The only public statement Tumim has made since taking the decision to resign states: "Differences in opinion have emerged over the interpretation of the role of principal, which have proved impossible to reconcile."
In October 1993 John Tusa walked out after only nine months as president of Wolfson College, Cambridge, telling fellows: "I realised I had better things to do with my time". In his resignation letter, leaked to the press, he cited disagreements between himself and John Cathie, a former senior tutor, who was suspended by Tusa and left the college in July 1993. Tusa says Cathie breached a college statute.

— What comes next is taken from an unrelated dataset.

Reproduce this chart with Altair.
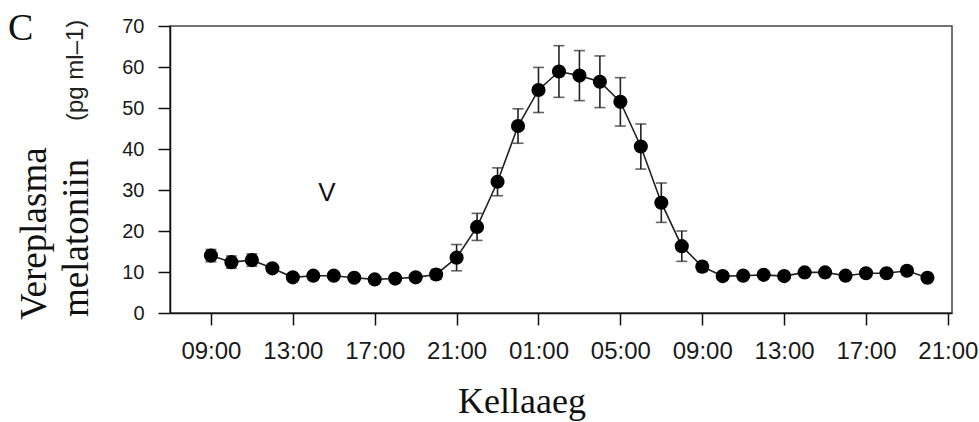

This week he told The THES: "I was standing up to preserve the authority of college council. But instead of the council backing me it decided that I was not the person who should appraise the issue. That seemed to me a pointless way of behaving."
Tusa wrote at the time: "I found the attitude of too many of the council to resolving the matter dilatory, hesitant and more concerned to address the minutiae of procedure than the urgent matters of principle and behaviour involved."
Wolfson, a college for postgraduates and mature undergraduates, issueda statement saying that the rift "reflects a difference in culture and expectations between (Tusa's) own experience and that of the college".
WHAT'S WRONG WITH COLLEGE GOVERNANCE?
* Colleges have charitable status - yet they are under no obligation to publish their accounts. Was paying Stephen Tumim a six-figure sum to leave a proper use of charitable monies?
* Fellows administer the money from which their salaries are drawn. Is this a conflict of interest?
* Colleges appoint fellows primarily to teach college students - yet these fellows have university-wide responsibilities that often conflict with their college duties.
* College fellows have little knowledge of financial affairs, yet they vote on such specialised issues as how to manage share portfolios or how to conduct multi-million pound fundraising campaigns.
* The role of college principals in Oxbridge seems unclear - are they figureheads or managers?